Exercise task:
Starting at the line that contains "Write a Python" and stopping at the line that contains "from bokeh.resources import INLINE", copy every line exactly, both ends included, without the pictures.

Records to use:
╭──

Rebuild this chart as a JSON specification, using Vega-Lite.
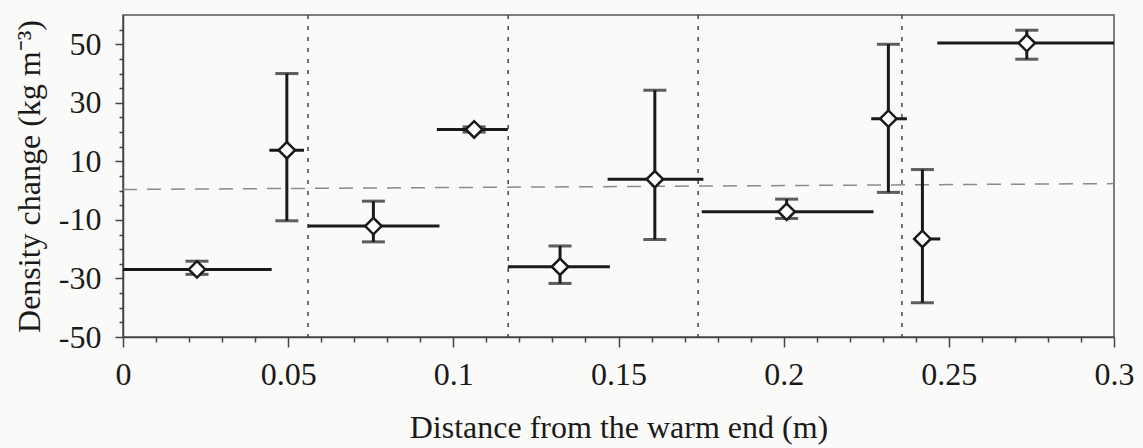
{
  "$schema": "https://vega.github.io/schema/vega-lite/v6.json",
  "width": 991,
  "height": 322,
  "autosize": {"type": "none"},
  "padding": {"left": 123, "top": 15, "right": 29, "bottom": 111},
  "background": "#fafaf8",
  "config": {
    "view": {"stroke": "#555", "strokeWidth": 1.5},
    "font": "Liberation Serif"
  },
  "datasets": {
    "pts": [
      {"x": 0.0224, "y": -26.9, "xlo": 0.0, "xhi": 0.045, "ylo": -28.6, "yhi": -24.1},
      {"x": 0.0496, "y": 13.8, "xlo": 0.0443, "xhi": 0.0548, "ylo": -10.3, "yhi": 40.0},
      {"x": 0.0758, "y": -12.1, "xlo": 0.056, "xhi": 0.0958, "ylo": -17.5, "yhi": -3.6},
      {"x": 0.1063, "y": 20.9, "xlo": 0.095, "xhi": 0.1165, "ylo": 20.0, "yhi": 21.8},
      {"x": 0.1323, "y": -26.0, "xlo": 0.1165, "xhi": 0.1474, "ylo": -31.7, "yhi": -18.9},
      {"x": 0.161, "y": 3.9, "xlo": 0.1467, "xhi": 0.1757, "ylo": -16.7, "yhi": 34.3},
      {"x": 0.2009, "y": -7.2, "xlo": 0.1752, "xhi": 0.2272, "ylo": -9.5, "yhi": -2.9},
      {"x": 0.2317, "y": 24.6, "xlo": 0.2265, "xhi": 0.2373, "ylo": -0.6, "yhi": 50.0},
      {"x": 0.242, "y": -16.5, "xlo": 0.2395, "xhi": 0.2474, "ylo": -38.3, "yhi": 7.2},
      {"x": 0.2736, "y": 50.4, "xlo": 0.2465, "xhi": 0.3, "ylo": 44.9, "yhi": 54.8}
    ],
    "vlines": [{"x": 0.056}, {"x": 0.1166}, {"x": 0.1741}, {"x": 0.2358}],
    "hline": [{"x": 0, "x2": 0.3, "y": 0.4, "y2": 2.4}]
  },
  "resolve": {"axis": {"x": "independent", "y": "independent"}},
  "layer": [
    {
      "data": {"name": "hline"},
      "mark": {"type": "rule", "color": "#8a8a8a", "strokeWidth": 1.5, "strokeDash": [14, 10]},
      "encoding": {
        "x": {"field": "x", "type": "quantitative", "scale": {"domain": [0, 0.3], "nice": false, "zero": false}, "axis": null},
        "x2": {"field": "x2"},
        "y": {"field": "y", "type": "quantitative", "scale": {"domain": [-50, 60], "nice": false, "zero": false}, "axis": null},
        "y2": {"field": "y2"}
      }
    },
    {
      "data": {"name": "vlines"},
      "mark": {"type": "rule", "color": "#444", "strokeWidth": 1.5, "strokeDash": [4, 7]},
      "encoding": {
        "x": {"field": "x", "type": "quantitative", "axis": null}
      }
    },
    {
      "data": {"name": "pts"},
      "mark": {"type": "rule", "color": "#1a1a1a", "strokeWidth": 3},
      "encoding": {
        "x": {"field": "xlo", "type": "quantitative", "axis": null},
        "x2": {"field": "xhi"},
        "y": {"field": "y", "type": "quantitative", "axis": null}
      }
    },
    {
      "data": {"name": "pts"},
      "mark": {"type": "errorbar", "ticks": {"size": 23, "thickness": 3, "color": "#1a1a1a"}, "thickness": 3, "color": "#1a1a1a"},
      "encoding": {
        "x": {"field": "x", "type": "quantitative", "axis": null},
        "y": {"field": "ylo", "type": "quantitative", "axis": null},
        "y2": {"field": "yhi"}
      }
    },
    {
      "data": {"name": "pts"},
      "mark": {"type": "point", "shape": "diamond", "filled": true, "fill": "#ffffff", "stroke": "#1a1a1a", "strokeWidth": 2.5, "size": 270, "opacity": 1},
      "encoding": {
        "x": {
          "field": "x", "type": "quantitative",
          "axis": {
            "orient": "bottom",
            "values": [0, 0.05, 0.1, 0.15, 0.2, 0.25, 0.3],
            "labelExpr": "'' + datum.value",
            "labelFont": "Liberation Serif", "labelFontSize": 32, "labelColor": "#1a1a1a",
            "labelPadding": 12, "labelFlush": false, "labelOverlap": false,
            "tickSize": 10, "tickWidth": 1.5, "tickColor": "#444",
            "domainColor": "#444", "domainWidth": 1.5, "grid": false,
            "title": "Distance from the warm end (m)",
            "titleFont": "Liberation Serif", "titleFontSize": 32, "titleFontWeight": "normal", "titleColor": "#1a1a1a",
            "titlePadding": 22
          }
        },
        "y": {
          "field": "y", "type": "quantitative",
          "axis": {
            "orient": "left",
            "values": [-50, -30, -10, 10, 30, 50],
            "labelExpr": "'' + datum.value",
            "labelFont": "Liberation Serif", "labelFontSize": 32, "labelColor": "#1a1a1a",
            "labelPadding": 14, "labelFlush": false, "labelOverlap": false,
            "tickSize": 8, "tickWidth": 1.5, "tickColor": "#444",
            "domainColor": "#444", "domainWidth": 1.5, "grid": false,
            "title": "Density change (kg m⁻³)",
            "titleFont": "Liberation Serif", "titleFontSize": 32, "titleFontWeight": "normal", "titleColor": "#1a1a1a",
            "titlePadding": 12
          }
        }
      }
    },
    {
      "data": {"name": "pts"},
      "mark": {"type": "point", "opacity": 0},
      "encoding": {
        "x": {
          "field": "x", "type": "quantitative",
          "axis": {
            "orient": "bottom",
            "values": [0.01, 0.02, 0.03, 0.04, 0.06, 0.07, 0.08, 0.09, 0.11, 0.12, 0.13, 0.14, 0.16, 0.17, 0.18, 0.19, 0.21, 0.22, 0.23, 0.24, 0.26, 0.27, 0.28, 0.29],
            "labels": false, "domain": false, "grid": false, "title": null,
            "tickSize": 5, "tickWidth": 1.5, "tickColor": "#444"
          }
        },
        "y": {
          "field": "y", "type": "quantitative",
          "axis": {
            "orient": "left",
            "values": [-45, -40, -35, -25, -20, -15, -5, 0, 5, 15, 20, 25, 35, 40, 45, 55],
            "labels": false, "domain": false, "grid": false, "title": null,
            "tickSize": 4, "tickWidth": 1.5, "tickColor": "#444"
          }
        }
      }
    }
  ]
}
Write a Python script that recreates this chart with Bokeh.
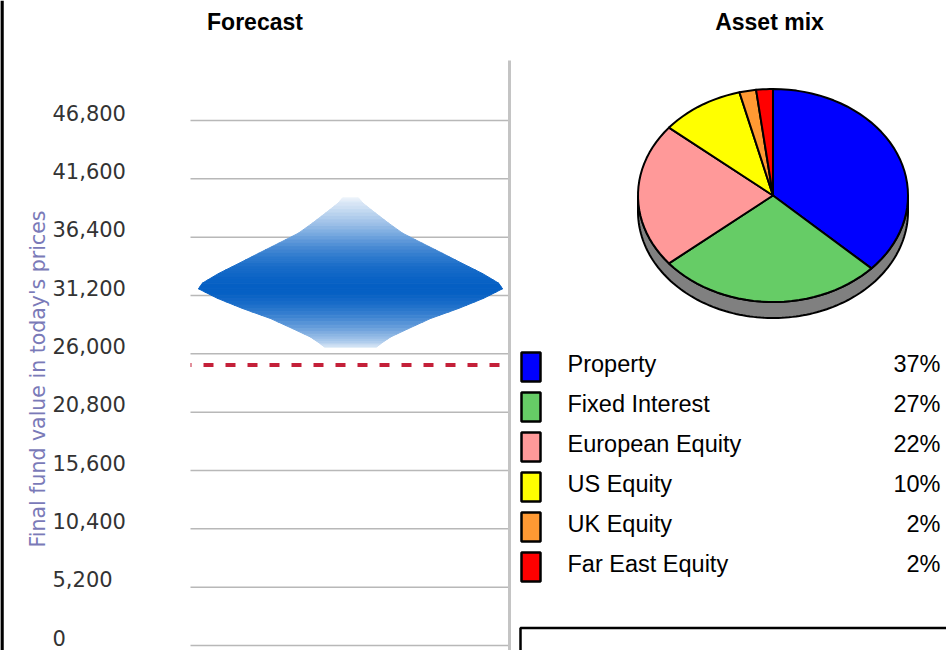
import numpy as np
from bokeh.plotting import figure
from bokeh.models import Range1d
from bokeh.core.properties import value
from bokeh.embed import file_html
from bokeh.resources import INLINE

# ---------------- data ----------------
TICK_VALUES = [0, 5200, 10400, 15600, 20800, 26000, 31200, 36400, 41600, 46800]
TICK_LABELS = ["0", "5,200", "10,400", "15,600", "20,800", "26,000",
               "31,200", "36,400", "41,600", "46,800"]
TARGET_VALUE = 25000
Y_TITLE = "Final fund value in today's prices"

# forecast fan: value levels (top -> bottom), half width (% of plot width), band shade
FAN_LEVELS = [39900, 39450, 38550, 37650, 36750, 35850, 34950, 34050, 33150,
              32300, 31800, 30950, 30050, 29150, 28250, 27500, 26900, 26600]
FAN_HALF_WIDTH_PCT = [2.5, 3.8, 7.8, 11.9, 16.3, 22.5, 28.8, 35.0, 41.3,
                      46.3, 47.5, 41.6, 33.8, 25.0, 18.1, 12.5, 9.4, 8.1]
FAN_BAND_SHADE = [0.10, 0.20, 0.32, 0.45, 0.60, 0.74, 0.85, 0.93, 0.98,
                  1.00, 1.00, 0.93, 0.82, 0.68, 0.52, 0.36, 0.22]

ASSETS = ["Property", "Fixed Interest", "European Equity", "US Equity",
          "UK Equity", "Far East Equity"]
SHARES = [37, 27, 22, 10, 2, 2]
COLORS = ["#0000ff", "#66cc66", "#ff9999", "#ffff00", "#ff9933", "#ff0000"]

# ---------------- layout constants (screen pixels) ----------------
W, H = 946, 650
GX0, GX1 = 190, 510          # forecast plot horizontal extent
ZERO_Y, TOP_Y = 645, 120     # screen y of 0 and 46,800
PX_PER_VAL = (ZERO_Y - TOP_Y) / TICK_VALUES[-1]
Y_START = (ZERO_Y - H) / PX_PER_VAL
Y_END = ZERO_Y / PX_PER_VAL

p = figure(width=W, height=H, x_range=Range1d(0, W), y_range=Range1d(Y_START, Y_END),
           x_axis_type=None, y_axis_type=None, toolbar_location=None,
           output_backend="svg", min_border=0, outline_line_color=None,
           background_fill_color="white", border_fill_color="white")
p.extra_y_ranges = {"px": Range1d(H, 0)}

# left border
p.segment(x0=[1.5], y0=[0], x1=[1.5], y1=[H], y_range_name="px",
          line_color="black", line_width=3.5)

# titles
p.text(x=[254.5, 769], y=[21.5, 21.5], text=["Forecast", "Asset mix"], y_range_name="px",
       text_font=value("Liberation Sans"), text_font_style="bold", text_font_size="23px",
       text_align="center", text_baseline="middle", text_color="black")

# ---------------- forecast panel ----------------
p.segment(x0=GX0, x1=GX1, y0=TICK_VALUES, y1=TICK_VALUES,
          line_color="#b8b8b8", line_width=1.5)

p.text(x=52, y=TICK_VALUES, text=TICK_LABELS, text_font=value("DejaVu Sans"),
       text_font_size="21px", text_align="left", text_baseline="middle",
       y_offset=-8, text_color="#333333")

p.text(x=[37.5], y=[378.5], text=[Y_TITLE], angle=np.pi / 2, y_range_name="px",
       text_font=value("DejaVu Sans"), text_font_size="20.5px", text_align="center",
       text_baseline="middle", text_color="#7a7ab8")

# fan: trapezoid bands between read levels, each shaded in 3 strips for a soft gradient
cx_f = (GX0 + GX1) / 2
span = GX1 - GX0
hw = [w / 100 * span for w in FAN_HALF_WIDTH_PCT]
base = np.array([6, 96, 196])
nb = len(FAN_BAND_SHADE)
fan_xs, fan_ys, fan_cols = [], [], []
for i in range(nb):
    a, b = FAN_LEVELS[i], FAN_LEVELS[i + 1]
    s_prev = FAN_BAND_SHADE[i - 1] if i > 0 else FAN_BAND_SHADE[i] * 0.5
    s_next = FAN_BAND_SHADE[i + 1] if i < nb - 1 else FAN_BAND_SHADE[i] * 0.5
    strip_shades = [(s_prev + 2 * FAN_BAND_SHADE[i]) / 3, FAN_BAND_SHADE[i],
                    (s_next + 2 * FAN_BAND_SHADE[i]) / 3]
    for k in range(3):
        f0, f1 = k / 3, (k + 1) / 3
        y0, y1 = a + (b - a) * f0, a + (b - a) * f1
        w0, w1 = hw[i] + (hw[i + 1] - hw[i]) * f0, hw[i] + (hw[i + 1] - hw[i]) * f1
        fan_xs.append([cx_f - w0, cx_f + w0, cx_f + w1, cx_f - w1])
        fan_ys.append([y0, y0, y1, y1])
        s = strip_shades[k]
        c = (255 * (1 - s) + base * s).round().astype(int)
        fan_cols.append("#%02x%02x%02x" % tuple(c))
p.patches(fan_xs, fan_ys, fill_color=fan_cols, line_color=fan_cols, line_width=1)

p.segment(x0=[GX0], x1=[GX1], y0=[TARGET_VALUE], y1=[TARGET_VALUE],
          line_color="#c42039", line_width=4, line_dash="10 12", line_dash_offset=9)

p.segment(x0=[509], y0=[60], x1=[509], y1=[H], y_range_name="px",
          line_color="#c4c4c4", line_width=3)

# ---------------- asset mix pie ----------------
PCX, PCY, PRX, PRY, DEPTH = 772.5, 195, 135, 106.5, 16

th = np.linspace(np.pi / 2, 3 * np.pi / 2, 120)
tx = PCX + PRX * np.sin(th)
ty = PCY - PRY * np.cos(th)
side_x = list(tx) + list(tx[::-1])
side_y = list(ty) + list((ty + DEPTH)[::-1])
p.patch(side_x, side_y, y_range_name="px", fill_color="#808080",
        line_color="black", line_width=2)

cum = np.concatenate([[0], np.cumsum(SHARES)]) / sum(SHARES) * 2 * np.pi
wx, wy = [], []
for i in range(len(SHARES)):
    n = max(4, int(SHARES[i]) + 4)
    t = np.linspace(cum[i], cum[i + 1], n)
    wx.append([PCX] + list(PCX + PRX * np.sin(t)))
    wy.append([PCY] + list(PCY - PRY * np.cos(t)))
p.patches(wx, wy, y_range_name="px", fill_color=COLORS, line_color="black",
          line_width=2, line_join="round")

# ---------------- legend ----------------
LEG_TOP, ROW_H, SW_H = 352, 40, 29
tops = [LEG_TOP + ROW_H * i for i in range(len(ASSETS))]
p.quad(left=521, right=540, top=tops, bottom=[t + SW_H for t in tops],
       y_range_name="px", fill_color=COLORS, line_color="black", line_width=2.5)
centers = [t + SW_H / 2 for t in tops]
p.text(x=567, y=centers, text=ASSETS, y_range_name="px",
       text_font=value("Liberation Sans"), text_font_size="23.5px",
       text_align="left", text_baseline="middle", y_offset=-3.5, text_color="black")
p.text(x=940, y=centers, text=[f"{s}%" for s in SHARES], y_range_name="px",
       text_font=value("Liberation Sans"), text_font_size="23.5px",
       text_align="right", text_baseline="middle", y_offset=-3.5, text_color="black")

# bottom box
p.quad(left=[520], right=[960], top=[627.5], bottom=[700], y_range_name="px",
       fill_color=None, line_color="black", line_width=2.5)

open("out.html", "w").write(file_html(p, INLINE))
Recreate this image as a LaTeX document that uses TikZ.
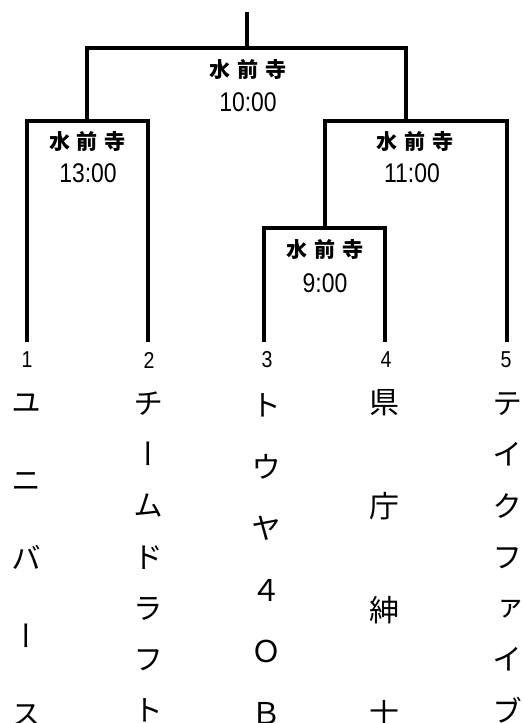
\documentclass[tikz,border=0pt]{standalone}
\usepackage{fontspec}
\newfontfamily\jpfont{Noto Sans CJK JP}
\newfontfamily\jpvfont[RawFeature=+vert]{Noto Sans CJK JP}
\newfontfamily\numfont[FakeStretch=0.85]{Liberation Sans}
\begin{document}
\begin{tikzpicture}[x=1pt,y=-1pt,line width=3.2pt,
  venue/.style={font=\jpfont\bfseries\fontsize{21}{21}\selectfont,inner sep=0pt},
  time/.style={font=\numfont\fontsize{27}{27}\selectfont,inner sep=0pt},
  seed/.style={font=\numfont\fontsize{23}{23}\selectfont,inner sep=0pt},
  namech/.style={font=\jpvfont\fontsize{30}{30}\selectfont,inner sep=0pt,text height=26.4pt,text depth=3.6pt}]
\useasboundingbox (0,0) rectangle (524,723);
\clip (0,0) rectangle (524,723);
% bracket points
\coordinate (root) at (247,12);
\coordinate (mF) at (247,48);
\coordinate (mL) at (87,121);
\coordinate (mR) at (406,121);
\coordinate (mS) at (325,228);
\coordinate (t1) at (27,342);
\coordinate (t2) at (148,342);
\coordinate (t3) at (264,342);
\coordinate (t4) at (385,342);
\coordinate (t5) at (507,342);
% bracket lines
\draw (root) -- (mF);
\draw (mL) |- (mF) -| (mR);
\draw (t1) |- (mL) -| (t2);
\draw (mS) |- (mR) -| (t5);
\draw (t3) |- (mS) -| (t4);
% match labels
\node[venue] (vF) at (248,69) {水\kern7pt前\kern7pt寺};
\node[time] (tF) at (248,102) {10:00};
\node[venue] (vL) at (87.5,141) {水\kern7pt前\kern7pt寺};
\node[time] (tL) at (88,173) {13:00};
\node[venue] (vR) at (415,141) {水\kern7pt前\kern7pt寺};
\node[time] (tR) at (412,173) {11:00};
\node[venue] (vS) at (325,249) {水\kern7pt前\kern7pt寺};
\node[time] (tS) at (325,283) {9:00};
% seeds
\node[seed] (s1) at (27,360) {1};
\node[seed] (s2) at (149,360) {2};
\node[seed] (s3) at (267,360) {3};
\node[seed] (s4) at (386,360) {4};
\node[seed] (s5) at (506,360) {5};
% team names
\foreach \c [count=\i from 0] in {ユ,ニ,バ,ー,ス}
  \node[namech] (na\i) at (27,402+\i*78) {\c};
\foreach \c [count=\i from 0] in {チ,ー,ム,ド,ラ,フ,ト}
  \node[namech] (nb\i) at (148,403+\i*51.2) {\c};
\foreach \c [count=\i from 0] in {ト,ウ,ヤ,４,Ｏ,Ｂ}
  \node[namech] (nc\i) at (266,405+\i*61.6) {\c};
\foreach \c [count=\i from 0] in {県,庁,紳,士}
  \node[namech] (nd\i) at (384,402+\i*104) {\c};
\foreach \c [count=\i from 0] in {テ,イ,ク,フ,ァ,イ,ブ}
  \node[namech] (ne\i) at (507,403+\i*51.3) {\c};
\end{tikzpicture}
\end{document}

╰──

Complete response:
Write a Python script that recreates this chart with Bokeh.
import numpy as np
from bokeh.plotting import figure
from bokeh.models import Range1d
from bokeh.core.properties import value
from bokeh.embed import file_html
from bokeh.resources import INLINE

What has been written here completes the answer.